Dallas designer's new luxury handbags marry form and function
Sarah White is no newbie to leather goods. For more than 25 years she’s worked for names such as Liz Claiborne and Cole Haan, and most recently she served as senior vice president of Fossil, where she grew the business to over $450 million in global sales revenue.
Frustrated by a dearth of handbags suiting her own needs, White recently decided to launch an eponymous collection of functional, versatile bags in classic, streamlined silhouettes.

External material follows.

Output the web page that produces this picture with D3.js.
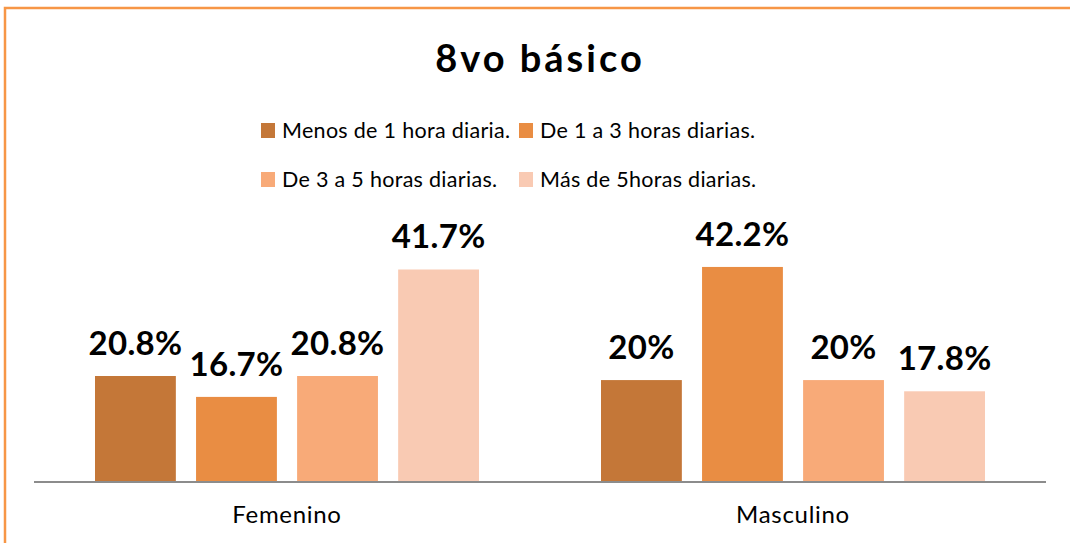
<!DOCTYPE html>
<html><head><meta charset="utf-8">
<script src="https://cdn.jsdelivr.net/npm/d3@7"></script>
<style>html,body{margin:0;padding:0;background:#fff;overflow:hidden}</style>
</head><body>
<svg id="chart" width="1070" height="543"></svg>
<script>
const title = "8vo básico";
const categories = ["Femenino", "Masculino"];
const seriesNames = ["Menos de 1 hora diaria.", "De 1 a 3 horas diarias.", "De 3 a 5 horas diarias.", "Más de 5horas diarias."];
const seriesColors = ["#C47738", "#E98D43", "#F8AA78", "#F9CAB3"];
const femenino = [20.8, 16.7, 20.8, 41.7];
const masculino = [20, 42.2, 20, 17.8];
const valueLabels = [["20.8%", "16.7%", "20.8%", "41.7%"], ["20%", "42.2%", "20%", "17.8%"]];

const values = [femenino, masculino];
const svg = d3.select("#chart");
const font = "Lato, 'Open Sans', sans-serif";

// border
svg.append("path").attr("d", "M5,543 V8 H1070").attr("fill", "none")
  .attr("stroke", "#F79646").attr("stroke-width", 2.5);

const left = 34, right = 1046, baseline = 482;
const x0 = d3.scaleBand().domain(categories).range([left, right]).paddingInner(0).paddingOuter(0);
const x1 = d3.scaleBand().domain(d3.range(4)).range([61, 445]).paddingInner(0.2).paddingOuter(0);
const y = d3.scaleLinear().domain([0, 50]).range([baseline, baseline - 50 * 5.096]);

// title
svg.append("text").attr("x", 540).attr("y", 72).attr("text-anchor", "middle")
  .attr("font-family", font).attr("font-weight", "bold").attr("font-size", 38)
  .attr("letter-spacing", 3).attr("fill", "#000").text(title);

// legend
const legendPos = [[261, 138], [519, 138], [261, 187], [519, 187]];
const lg = svg.append("g");
seriesNames.forEach((s, i) => {
  const [lx, ly] = legendPos[i];
  lg.append("rect").attr("x", lx).attr("y", ly - 15).attr("width", 14).attr("height", 15).attr("fill", seriesColors[i]);
  lg.append("text").attr("x", lx + 21).attr("y", ly).attr("font-family", font).attr("font-size", 21.5)
    .attr("letter-spacing", 0.3).attr("fill", "#000").text(s);
});

// bars
categories.forEach((c, ci) => {
  const g = svg.append("g").attr("transform", `translate(${x0(c)},0)`);
  values[ci].forEach((v, si) => {
    g.append("rect").attr("x", x1(si)).attr("y", y(v)).attr("width", x1.bandwidth())
      .attr("height", baseline - y(v)).attr("fill", seriesColors[si]);
    g.append("text").attr("x", x1(si) + x1.bandwidth() / 2).attr("y", y(v) - 21)
      .attr("text-anchor", "middle").attr("font-family", font).attr("font-weight", "bold")
      .attr("font-size", 33).attr("letter-spacing", 0.3).attr("fill", "#000").text(valueLabels[ci][si]);
  });
});

// axis
const axis = svg.append("g").attr("transform", `translate(0,${baseline})`)
  .call(d3.axisBottom(x0).tickSize(0).tickPadding(0));
axis.select(".domain").attr("stroke", "#8C8C8C").attr("stroke-width", 2).attr("d", `M${left},0H${right}`);
axis.selectAll(".tick text").attr("font-family", font).attr("font-size", 24).attr("letter-spacing", 0.7)
  .attr("fill", "#000").attr("dy", 0).attr("y", 41);
</script>
</body></html>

Designed for creatives and influencers, the collection is, as White says, “minimal, yet warm and inviting.”
“I’ve been fortunate to work with the best tanneries, manufacturers, and artisans in the world,” says White. “Learning the intricate techniques of constructing leather goods gave me the knowledge I needed to create my collection.”
Marrying form and function, each bag is crafted of Italian leather sourced from a family-owned tannery in Biella, Italy. Branding is intentionally minimal. In lieu of flashy logo plaques, White’s initials and a set of numbers (representing a loved one’s birthday) are stamped on each bag’s exterior.

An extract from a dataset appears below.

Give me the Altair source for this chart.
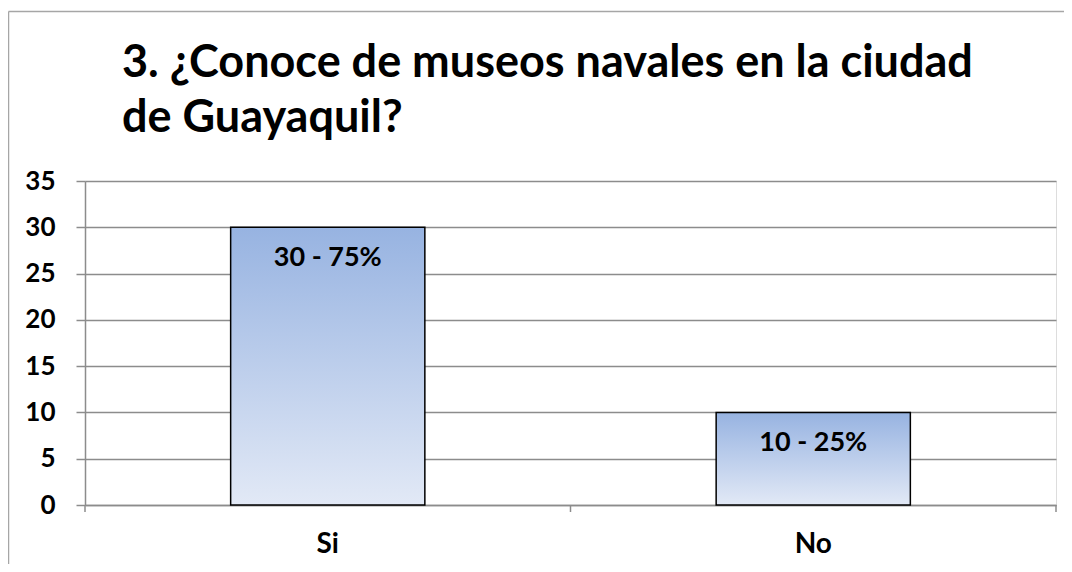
import altair as alt
import pandas as pd

categories = ["Si", "No"]
values = [30, 10]
labels = ["30 - 75%", "10 - 25%"]
title_lines = ["3. ¿Conoce de museos navales en la ciudad", "de Guayaquil?"]
y_ticks = [0, 5, 10, 15, 20, 25, 30, 35]
tick_positions = [0, 0.5, 1]

W, H = 971, 324
PAD = {"left": 77, "top": 173, "right": 8, "bottom": 59}

df = pd.DataFrame({"cat": categories, "val": values, "lab": labels})
GRAY = "#8c8c8c"
FONT = "Lato"

x_enc = alt.X("cat:N", sort=categories,
              scale=alt.Scale(paddingInner=0.6, paddingOuter=0.3),
              axis=alt.Axis(title=None, labelAngle=0, ticks=False, tickSize=0,
                            labelPadding=25, labelFont=FONT, labelFontSize=28,
                            labelFontWeight="bold", labelColor="black",
                            domainColor=GRAY, domainWidth=1.5, grid=False))
y_enc = alt.Y("val:Q", scale=alt.Scale(domain=[0, 35], nice=False),
              axis=alt.Axis(title=None, values=y_ticks, grid=True, gridColor=GRAY,
                            gridWidth=1.5, tickColor=GRAY, tickSize=9, tickWidth=1.5,
                            domainColor=GRAY, domainWidth=1.5, labelPadding=21,
                            labelFont=FONT, labelFontSize=26, labelFontWeight="bold",
                            labelColor="black"))

grad = alt.Gradient(gradient="linear",
                    stops=[alt.GradientStop(color="#97b3e1", offset=0),
                           alt.GradientStop(color="#e2e9f6", offset=1)],
                    x1=0, x2=0, y1=0, y2=1)

bars = alt.Chart(df).mark_bar(color=grad, stroke="black", strokeWidth=1.5).encode(
    x=x_enc, y=y_enc)

text = alt.Chart(df).mark_text(font=FONT, fontSize=27, fontWeight="bold",
                               color="black", baseline="middle", dy=31).encode(
    x=alt.X("cat:N", sort=categories), y="val:Q", text="lab:N")

main = alt.layer(bars, text)

ticks_df = pd.DataFrame({"p": tick_positions})
xticks = alt.Chart(ticks_df).mark_rule(color=GRAY, strokeWidth=1.5).encode(
    x=alt.X("p:Q", scale=alt.Scale(domain=[0, 1]), axis=None),
    y=alt.value(H), y2=alt.value(H + 7))

one = alt.Data(values=[{"a": 1}])
border_left = alt.Chart(one).mark_rule(color="#a6a6a6", strokeWidth=1.5).encode(
    x=alt.value(-76.5), y=alt.value(-169.5), y2=alt.value(H + PAD["bottom"]))
border_top = alt.Chart(one).mark_rule(color="#a6a6a6", strokeWidth=1.5).encode(
    x=alt.value(-76.5), x2=alt.value(W + PAD["right"]), y=alt.value(-169.5))

title_style = dict(font=FONT, fontSize=45, fontWeight="bold", color="black",
                   align="left", baseline="alphabetic")
title1 = alt.Chart(one).mark_text(**title_style).encode(
    x=alt.value(37), y=alt.value(-104), text=alt.value(title_lines[0]))
title2 = alt.Chart(one).mark_text(**title_style).encode(
    x=alt.value(37), y=alt.value(-49), text=alt.value(title_lines[1]))

chart = alt.layer(main, xticks, border_left, border_top, title1, title2).resolve_scale(
    x="independent").properties(
    width=W, height=H, padding=PAD,
    autosize=alt.AutoSizeParams(type="none"),
).configure_view(stroke=None).configure(background="white")

chart.save("out.html", embed_options={"renderer": "svg", "actions": False})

The interiors (which can often be overlooked) are cleverly designed with functional pockets and compartments. Select pieces are designed to fit perfectly inside one another, providing versatility for the woman on the go.
The price point is smart too. Clutches and small handbags start at $250, and backpacks, shoulder bags, and totes range from $495-$695.
“I want every woman who carries our bags to feel like a boss,” says White. “As an entrepreneur myself, I think it’s important to feel empowered, not only by your career, but also by how you feel in your everyday life.”
Though White began her career in the fashion mecca of New York, she’s opted to keep her namesake in Big D. It may seem a surprising choice; Dallas isn’t exactly known as a breeding ground for fashion labels. But White says she “can’t think of a better city in which to start her business.”
“I love the modern sensibility that has become a prominent part of Dallas. It’s motivational for me as a designer to be in a city of growth culturally, artistically, and commercially. The business community is very nurturing.”
As for what’s next, White intends take a slow and steady approach to expanding. She’s done the “big corporate thing” and plans to keep the Sarah White label small, so it stays “manageable, rewarding, and fun.”
“I’d like to grow the brand organically, which would enable me to continue creating great products for my customers each season,” says White. “It’s a lot of work, but I find that I can still have time for family and other things I enjoy.”